This Faculty Early Career Development Program (CAREER) grant will develop a novel game-theoretic framework addressing the emerging challenge of joint intent inference during physical human/machine interaction. Physical human-machine interaction has become ubiquitous in collaborative manufacturing, robot-aided rehabilitation, and robotic surgery. However, most existing robots lack high-level intelligence to reason about, adapt to, and potentially shape human actions within the context of collaborative tasks. This interdisciplinary project merges game theory, optimal control methods, and ideas gleaned from cognitive hierarchy theory to address the joint inference problem within the exemplar application of a powered knee exoskeleton used for gait rehabilitation. This project will promote the progress of science and advance the national health by developing a novel control framework that will enable an embodied machine intelligence to understand noisy human motor actions, thereby facilitating human learning of motor tasks. In doing so, this project will improve user experience and the productivity of future human-robot teams. The impact of this project will be broadened by developing new curriculum on human-robot interaction, through joint workshops with healthcare partners, and by offering summer internships for Science, Technology, Engineering, and Math (STEM) teachers.

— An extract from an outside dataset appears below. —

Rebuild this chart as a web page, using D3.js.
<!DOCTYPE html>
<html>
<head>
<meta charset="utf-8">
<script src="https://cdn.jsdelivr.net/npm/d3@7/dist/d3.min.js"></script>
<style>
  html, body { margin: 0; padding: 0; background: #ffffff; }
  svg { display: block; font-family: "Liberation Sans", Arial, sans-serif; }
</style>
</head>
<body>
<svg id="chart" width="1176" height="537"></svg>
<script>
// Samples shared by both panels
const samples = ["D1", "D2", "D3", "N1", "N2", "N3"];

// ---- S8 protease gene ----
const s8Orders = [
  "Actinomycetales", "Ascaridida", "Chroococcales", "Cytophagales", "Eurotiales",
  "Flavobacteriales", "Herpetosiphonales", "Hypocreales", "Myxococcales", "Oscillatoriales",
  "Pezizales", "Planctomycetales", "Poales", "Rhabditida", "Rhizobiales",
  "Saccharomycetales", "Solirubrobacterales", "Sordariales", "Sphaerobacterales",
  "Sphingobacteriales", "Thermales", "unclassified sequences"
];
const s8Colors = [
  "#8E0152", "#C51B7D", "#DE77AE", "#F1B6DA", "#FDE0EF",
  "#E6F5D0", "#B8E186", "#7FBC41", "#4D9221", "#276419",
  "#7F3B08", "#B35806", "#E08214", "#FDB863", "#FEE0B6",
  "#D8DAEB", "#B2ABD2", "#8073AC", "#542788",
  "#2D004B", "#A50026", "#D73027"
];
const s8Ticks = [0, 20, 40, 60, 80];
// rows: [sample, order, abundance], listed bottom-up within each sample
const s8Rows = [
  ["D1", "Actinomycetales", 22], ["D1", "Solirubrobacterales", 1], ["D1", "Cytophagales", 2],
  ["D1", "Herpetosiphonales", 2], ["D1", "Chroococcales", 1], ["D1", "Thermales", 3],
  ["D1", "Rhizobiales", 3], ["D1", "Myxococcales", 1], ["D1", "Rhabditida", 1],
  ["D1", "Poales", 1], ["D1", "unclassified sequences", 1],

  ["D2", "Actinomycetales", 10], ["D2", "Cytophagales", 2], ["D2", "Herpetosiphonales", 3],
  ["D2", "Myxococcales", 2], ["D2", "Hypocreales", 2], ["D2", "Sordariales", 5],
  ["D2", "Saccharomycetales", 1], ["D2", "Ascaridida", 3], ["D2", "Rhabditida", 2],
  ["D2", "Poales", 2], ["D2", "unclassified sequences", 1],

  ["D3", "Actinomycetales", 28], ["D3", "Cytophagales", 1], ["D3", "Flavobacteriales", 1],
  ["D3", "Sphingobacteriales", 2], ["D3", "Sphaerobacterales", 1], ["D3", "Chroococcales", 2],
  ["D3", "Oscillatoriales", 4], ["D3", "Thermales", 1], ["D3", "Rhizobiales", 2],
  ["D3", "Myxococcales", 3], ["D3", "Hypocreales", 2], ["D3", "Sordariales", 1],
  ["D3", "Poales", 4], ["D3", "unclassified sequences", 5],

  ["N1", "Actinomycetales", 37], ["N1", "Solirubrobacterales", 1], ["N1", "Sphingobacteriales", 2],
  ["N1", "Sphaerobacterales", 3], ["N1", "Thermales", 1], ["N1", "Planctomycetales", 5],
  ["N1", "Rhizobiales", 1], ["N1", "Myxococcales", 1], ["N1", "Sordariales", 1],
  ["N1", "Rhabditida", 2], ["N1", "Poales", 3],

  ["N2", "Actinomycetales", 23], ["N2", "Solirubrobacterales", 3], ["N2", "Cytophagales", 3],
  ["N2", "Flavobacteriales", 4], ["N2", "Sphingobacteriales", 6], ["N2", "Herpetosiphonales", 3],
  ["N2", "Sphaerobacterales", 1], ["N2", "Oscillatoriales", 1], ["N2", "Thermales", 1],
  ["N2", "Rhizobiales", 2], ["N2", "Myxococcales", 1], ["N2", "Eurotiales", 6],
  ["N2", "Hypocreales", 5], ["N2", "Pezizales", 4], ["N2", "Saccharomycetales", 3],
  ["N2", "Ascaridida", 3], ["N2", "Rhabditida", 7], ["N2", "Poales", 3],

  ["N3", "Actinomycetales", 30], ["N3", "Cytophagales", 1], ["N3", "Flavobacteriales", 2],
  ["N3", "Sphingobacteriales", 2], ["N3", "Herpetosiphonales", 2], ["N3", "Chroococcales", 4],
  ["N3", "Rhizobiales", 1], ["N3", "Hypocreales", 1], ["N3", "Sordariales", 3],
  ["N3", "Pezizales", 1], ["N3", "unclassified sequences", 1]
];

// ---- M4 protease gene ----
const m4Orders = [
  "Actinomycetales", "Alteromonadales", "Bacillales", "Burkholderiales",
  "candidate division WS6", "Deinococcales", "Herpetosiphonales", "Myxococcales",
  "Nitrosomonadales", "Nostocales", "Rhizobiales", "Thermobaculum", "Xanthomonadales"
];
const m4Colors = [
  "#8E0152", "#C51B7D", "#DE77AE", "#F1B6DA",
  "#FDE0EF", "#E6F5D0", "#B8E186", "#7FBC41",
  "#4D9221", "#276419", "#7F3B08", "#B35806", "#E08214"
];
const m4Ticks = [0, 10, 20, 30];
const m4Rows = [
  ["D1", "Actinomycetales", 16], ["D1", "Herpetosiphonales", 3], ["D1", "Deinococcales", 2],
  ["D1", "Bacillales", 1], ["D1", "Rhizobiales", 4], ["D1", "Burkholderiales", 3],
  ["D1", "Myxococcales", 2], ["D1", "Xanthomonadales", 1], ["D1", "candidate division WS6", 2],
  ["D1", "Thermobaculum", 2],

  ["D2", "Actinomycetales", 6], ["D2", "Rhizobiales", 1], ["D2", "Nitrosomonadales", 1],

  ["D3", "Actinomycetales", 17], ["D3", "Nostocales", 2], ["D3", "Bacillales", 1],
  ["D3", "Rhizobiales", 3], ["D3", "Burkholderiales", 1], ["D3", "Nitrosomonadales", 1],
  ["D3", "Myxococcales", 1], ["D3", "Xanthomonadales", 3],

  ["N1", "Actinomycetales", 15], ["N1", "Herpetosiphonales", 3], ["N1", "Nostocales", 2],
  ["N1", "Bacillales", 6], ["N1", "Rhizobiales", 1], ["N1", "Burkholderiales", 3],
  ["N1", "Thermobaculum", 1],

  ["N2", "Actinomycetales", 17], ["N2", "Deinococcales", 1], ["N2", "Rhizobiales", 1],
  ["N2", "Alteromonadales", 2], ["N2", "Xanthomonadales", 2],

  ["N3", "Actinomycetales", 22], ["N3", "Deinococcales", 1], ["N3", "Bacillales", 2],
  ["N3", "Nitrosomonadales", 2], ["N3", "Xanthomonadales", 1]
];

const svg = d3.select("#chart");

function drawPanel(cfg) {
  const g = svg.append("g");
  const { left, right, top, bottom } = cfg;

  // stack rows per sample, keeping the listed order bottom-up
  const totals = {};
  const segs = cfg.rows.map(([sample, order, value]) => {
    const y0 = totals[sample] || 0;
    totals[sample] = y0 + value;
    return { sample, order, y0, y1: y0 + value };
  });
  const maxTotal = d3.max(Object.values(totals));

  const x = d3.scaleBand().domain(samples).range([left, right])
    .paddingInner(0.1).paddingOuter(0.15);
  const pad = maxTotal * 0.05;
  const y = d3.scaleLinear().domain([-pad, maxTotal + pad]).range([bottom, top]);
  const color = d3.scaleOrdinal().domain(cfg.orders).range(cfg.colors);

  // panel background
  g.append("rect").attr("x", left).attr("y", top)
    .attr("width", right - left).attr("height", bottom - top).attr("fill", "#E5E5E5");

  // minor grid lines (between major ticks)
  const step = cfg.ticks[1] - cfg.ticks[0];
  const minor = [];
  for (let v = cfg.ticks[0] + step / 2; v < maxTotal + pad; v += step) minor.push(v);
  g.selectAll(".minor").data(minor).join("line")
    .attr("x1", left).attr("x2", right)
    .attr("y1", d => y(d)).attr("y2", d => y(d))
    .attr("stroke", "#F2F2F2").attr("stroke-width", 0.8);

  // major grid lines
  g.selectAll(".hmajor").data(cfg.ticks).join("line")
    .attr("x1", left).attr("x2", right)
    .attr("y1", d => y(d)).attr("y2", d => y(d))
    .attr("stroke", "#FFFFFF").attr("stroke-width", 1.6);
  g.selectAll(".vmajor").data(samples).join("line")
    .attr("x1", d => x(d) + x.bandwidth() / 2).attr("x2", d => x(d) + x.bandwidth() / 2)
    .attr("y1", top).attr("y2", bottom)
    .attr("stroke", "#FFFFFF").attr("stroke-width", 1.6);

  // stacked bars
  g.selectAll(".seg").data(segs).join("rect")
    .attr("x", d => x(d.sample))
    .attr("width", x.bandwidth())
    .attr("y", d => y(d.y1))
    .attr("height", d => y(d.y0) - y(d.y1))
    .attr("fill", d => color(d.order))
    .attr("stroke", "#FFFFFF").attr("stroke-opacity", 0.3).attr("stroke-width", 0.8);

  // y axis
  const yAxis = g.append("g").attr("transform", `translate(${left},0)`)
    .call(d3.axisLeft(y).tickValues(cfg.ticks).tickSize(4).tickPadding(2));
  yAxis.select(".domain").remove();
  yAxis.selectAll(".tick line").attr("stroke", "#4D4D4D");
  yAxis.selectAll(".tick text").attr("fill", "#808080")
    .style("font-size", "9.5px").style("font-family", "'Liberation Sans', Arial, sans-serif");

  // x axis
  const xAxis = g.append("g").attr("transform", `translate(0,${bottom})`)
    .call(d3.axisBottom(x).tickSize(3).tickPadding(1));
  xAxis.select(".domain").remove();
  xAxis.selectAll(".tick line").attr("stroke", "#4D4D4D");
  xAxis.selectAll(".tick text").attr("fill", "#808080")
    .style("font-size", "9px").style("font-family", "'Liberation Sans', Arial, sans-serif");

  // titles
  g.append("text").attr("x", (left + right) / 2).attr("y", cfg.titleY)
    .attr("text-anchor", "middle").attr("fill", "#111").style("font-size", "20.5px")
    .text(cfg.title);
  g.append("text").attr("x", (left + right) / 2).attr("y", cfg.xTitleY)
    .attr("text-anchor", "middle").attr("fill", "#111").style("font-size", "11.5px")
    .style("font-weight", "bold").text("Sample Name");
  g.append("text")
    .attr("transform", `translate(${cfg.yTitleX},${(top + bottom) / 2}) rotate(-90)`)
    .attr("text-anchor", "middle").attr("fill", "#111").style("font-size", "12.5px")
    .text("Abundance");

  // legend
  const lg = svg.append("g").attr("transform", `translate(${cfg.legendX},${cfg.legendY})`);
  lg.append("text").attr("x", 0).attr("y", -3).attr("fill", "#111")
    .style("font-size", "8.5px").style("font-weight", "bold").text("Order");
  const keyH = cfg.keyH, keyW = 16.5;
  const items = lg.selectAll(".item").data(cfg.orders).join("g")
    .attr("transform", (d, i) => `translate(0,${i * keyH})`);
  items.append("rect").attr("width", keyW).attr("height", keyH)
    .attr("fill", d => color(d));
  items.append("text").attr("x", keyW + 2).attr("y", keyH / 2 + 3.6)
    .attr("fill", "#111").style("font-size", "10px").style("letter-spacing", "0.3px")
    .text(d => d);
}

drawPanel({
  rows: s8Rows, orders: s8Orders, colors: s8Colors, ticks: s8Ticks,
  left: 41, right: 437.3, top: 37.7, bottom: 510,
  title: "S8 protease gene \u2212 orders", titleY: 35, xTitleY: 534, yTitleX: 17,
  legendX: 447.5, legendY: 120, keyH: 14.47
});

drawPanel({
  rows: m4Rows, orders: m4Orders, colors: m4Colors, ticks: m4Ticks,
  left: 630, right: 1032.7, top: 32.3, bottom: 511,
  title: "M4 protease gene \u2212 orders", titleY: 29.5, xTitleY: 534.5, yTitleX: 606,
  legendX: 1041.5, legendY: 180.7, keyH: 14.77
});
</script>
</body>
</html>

This project addresses significant challenges pertaining to joint intent inference during human-machine physical interaction. The application is that of a powered knee exoskeleton used for gait rehabilitation. The project pursues three specific research activities. The first creates a model of the human's cognitive state when interacting physically with a robot. The model explicitly considers human-machine interaction dynamics, mutual learning, and multi-level intent inference. The second formulates a motion planning and control problem, which will allow the robot both to signal its intents and to facilitate human motor learning based on the identified cognitive and biomechanical models of the human. The third will quantify human performance variability and use it to improve intent inference and signaling performance. Human subject experiments will provide the data needed to build the model of human cognitive state (including intent), to demonstrate improved human-robot team performance over existing robot controllers, and to help understand fundamental mechanisms contributing to effective physical human-robot interaction. A key innovation of this project is the creation of a task-agnostic framework that leverages models of human cognitive and motor dynamics such that an intelligent machine can dynamically adjust its behavior to simultaneously facilitate human learning and provide physical assistance when needed.
This award reflects NSF's statutory mission and has been deemed worthy of support through evaluation using the Foundation's intellectual merit and broader impacts review criteria.